A growing economy needs access to capital and in Zimbabwe the savings rate is low, so capital is scarce and thus expensive, and even when money is raised there are the problems with the balance of payments which makes using local capital to buy foreign equipment or raw materials difficult.
The low savings rate is a matter of concern to the authorities and to even the most vaguely orthodox economists. Most Zimbabweans on regular incomes carry consumer debt, preferring to borrow to buy everything from couches through clothes to mobile phones on credit rather than save up and pay the usually lower cash prices.
While this has always been a trend in this country it became entrenched with the hyperinflation era. Zimbabweans who were regular savers saw their savings effectively vanish, a year’s salary when saved, for example, turning into a small fraction of a US cent. Obviously there are very few Zimbabweans who want to even think about long-term savings; even the younger people who entered employment after dollarization have childhood memories. We are now using the US dollar in practice but no one has certainty.
The second set of adverse memories is over security of savings. We all remember banks closing and depositors being left high and dry. Some of these banks are still being liquidated and while deposits are now insured, the level of insurance is little more than the last salary payment, adequate to allow people to buy food and pay rent but not enough to cover high savings levels. We agree that the surviving banks are now safe but bad memories still make people uneasy.
Finally there is the debate on disposable incomes. Many feel these have declined, yet the problem is more likely to be greater demands on income. Twenty years ago many middle income families were worried about bus fares, finding coins to use a phone box, had good medical aid at low cost with access to low-levy Government schools and cheap State health care.
Thanks to the influx of affordable second-hand cars these same families worry about petrol prices and repairs; smart phones start off at around $100 and are already ubiquitous in urban areas, but absorb cash for airtime; most middle income families have a home computer; and medical and education costs have risen sharply in Zimbabwe as indeed they have done in many parts of the world, simply because there is more on offer.
To rebuild a savings culture banks and financial institutions are going to have to be creative. They need to offer products that allow people to save for something, to have a stated sum in say one year or even six months. This would help transfer monthly payments from debt redemption to savings.
Secondly they must offer security. It is all very well for people to try selling bonds and savings deposits but bad memories suggest that these need to be tied to real assets.
So preference shares and debentures might be more sensible than bonds.
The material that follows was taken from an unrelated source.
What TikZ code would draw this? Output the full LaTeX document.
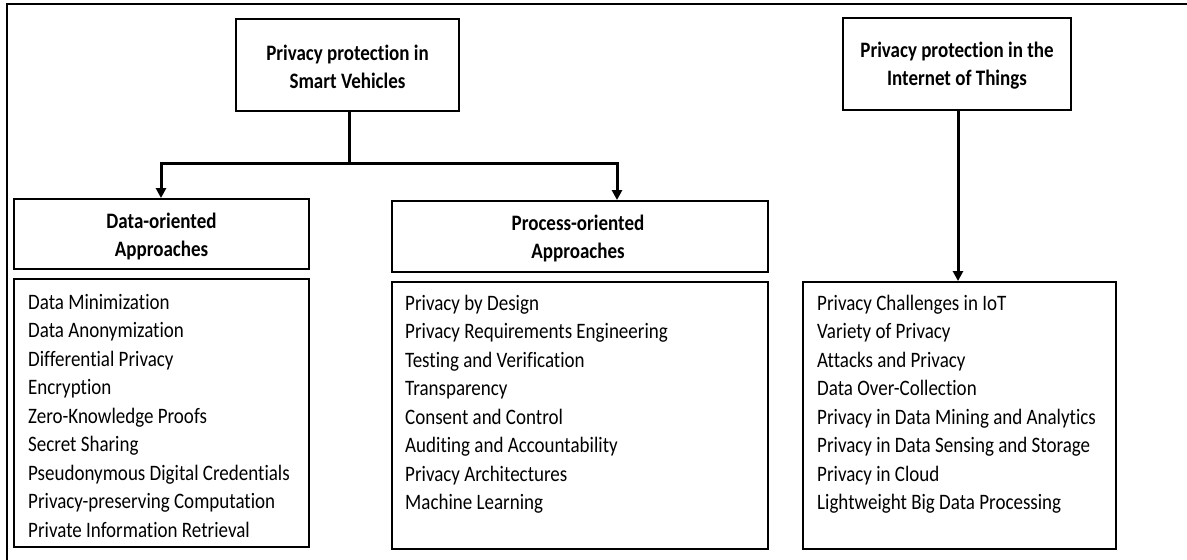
\documentclass[tikz,border=0pt]{standalone}
\usepackage{fontspec}
\setmainfont{Carlito}[Ligatures=NoCommon]
\usetikzlibrary{arrows.meta}
\newcommand\vstretch[1]{\scalebox{1}[1.16]{#1}}
\begin{document}
\begin{tikzpicture}[x=1pt,y=-1pt,
  box/.style={draw,line width=1.9pt,inner sep=0pt,align=center},
  titletext/.style={font=\fontsize{19}{28}\selectfont\bfseries},
  item/.style={anchor=base west,inner sep=0pt,font=\fontsize{19}{23}\selectfont},
  conn/.style={line width=3pt},
  arr/.style={line width=3pt,-{Triangle[width=10pt,length=10pt]}}]
\useasboundingbox (0,0) rectangle (1187,560);
% outer frame (cropped)
\draw[line width=1.6pt] (1187,4) -- (7,4) -- (7,560);
% title boxes
\node[box,titletext,minimum width=223pt,minimum height=92pt] (sv) at (347.5,65) {};
\node[titletext,align=center,inner sep=0pt] (svt) at (347.5,67) {\vstretch{Privacy protection in}\\\vstretch{Smart Vehicles}};
\node[box,titletext,minimum width=228pt,minimum height=92pt] (iot) at (957,64) {};
\node[titletext,align=center,inner sep=0pt] (iott) at (957,65.5) {\vstretch{Privacy protection in the}\\\vstretch{Internet of Things}};
\node[box,titletext,minimum width=295pt,minimum height=70pt] (data) at (161.5,234) {};
\node[titletext,align=center,inner sep=0pt] (datat) at (161.5,236.5) {\vstretch{Data-oriented}\\\vstretch{Approaches}};
\node[box,titletext,minimum width=376pt,minimum height=71pt] (proc) at (580,236.5) {};
\node[titletext,align=center,inner sep=0pt] (proct) at (578,238.5) {\vstretch{Process-oriented}\\\vstretch{Approaches}};
% list boxes
\node[box,minimum width=295pt,minimum height=268pt] (dlist) at (161.5,413) {};
\node[box,minimum width=376pt,minimum height=267pt] (plist) at (580,415.5) {};
\node[box,minimum width=313pt,minimum height=267pt] (ilist) at (959.5,415.5) {};
% list items
\foreach \t [count=\i from 0] in {Data Minimization,Data Anonymization,Differential Privacy,Encryption,Zero-Knowledge Proofs,Secret Sharing,Pseudonymous Digital Credentials,Privacy-preserving Computation,Private Information Retrieval}
  \node[item] (d\i) at (28,309+28.5*\i) {\vstretch{\t}};
\foreach \t [count=\i from 0] in {Privacy by Design,Privacy Requirements Engineering,Testing and Verification,Transparency,Consent and Control,Auditing and Accountability,Privacy Architectures,Machine Learning}
  \node[item] (p\i) at (405,310+28.5*\i) {\vstretch{\t}};
\foreach \t [count=\i from 0] in {Privacy Challenges in IoT,Variety of Privacy,Attacks and Privacy,Data Over-Collection,Privacy in Data Mining and Analytics,Privacy in Data Sensing and Storage,Privacy in Cloud,Lightweight Big Data Processing}
  \node[item] (i\i) at (817,310+28.5*\i) {\vstretch{\t}};
% connectors
\coordinate (j) at (349,163);
\coordinate (jl) at (161,163);
\coordinate (jr) at (617,163);
\draw[conn] (sv.south -| j) -- (j);
\draw[arr] (j) -- (jl) -- (jl |- data.north);
\draw[arr] (j) -- (jr) -- (jr |- proc.north);
\draw[arr] (iot.south -| 958,0) -- (ilist.north -| 958,0);
\end{tikzpicture}
\end{document}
And even then, for the smaller savers, these need to be bundled into reputable unit trusts that at least spread risk.
In other words those trying to raise capital need to put themselves in the shoes of ordinary Zimbabweans and work out what they want from the capital gatherers and consolidators, rather than simply offer old-fashioned products that few want and many are scared of.
Only when we have proper products that are attractive and secure, will it be possible to try the public relations and start converting Zimbabweans from all-out consumers to at the very least partial savers.
We are unlikely to ever generate the sort of savings cultures that have driven economic development in East Asia, but we can probably develop a culture that will at least drive much of our needed development using our money, rather than foreign money, and will benefit producers and job-creators by bringing down the costs of capital.
But for that to happen banks and finance houses are going to have to return to their core businesses of offering attractive deposit schemes that mobilise savings and then consolidating these and lending them out with a modest mark-up. Relying on income from services as all banks now do is not the way to create a modern economy.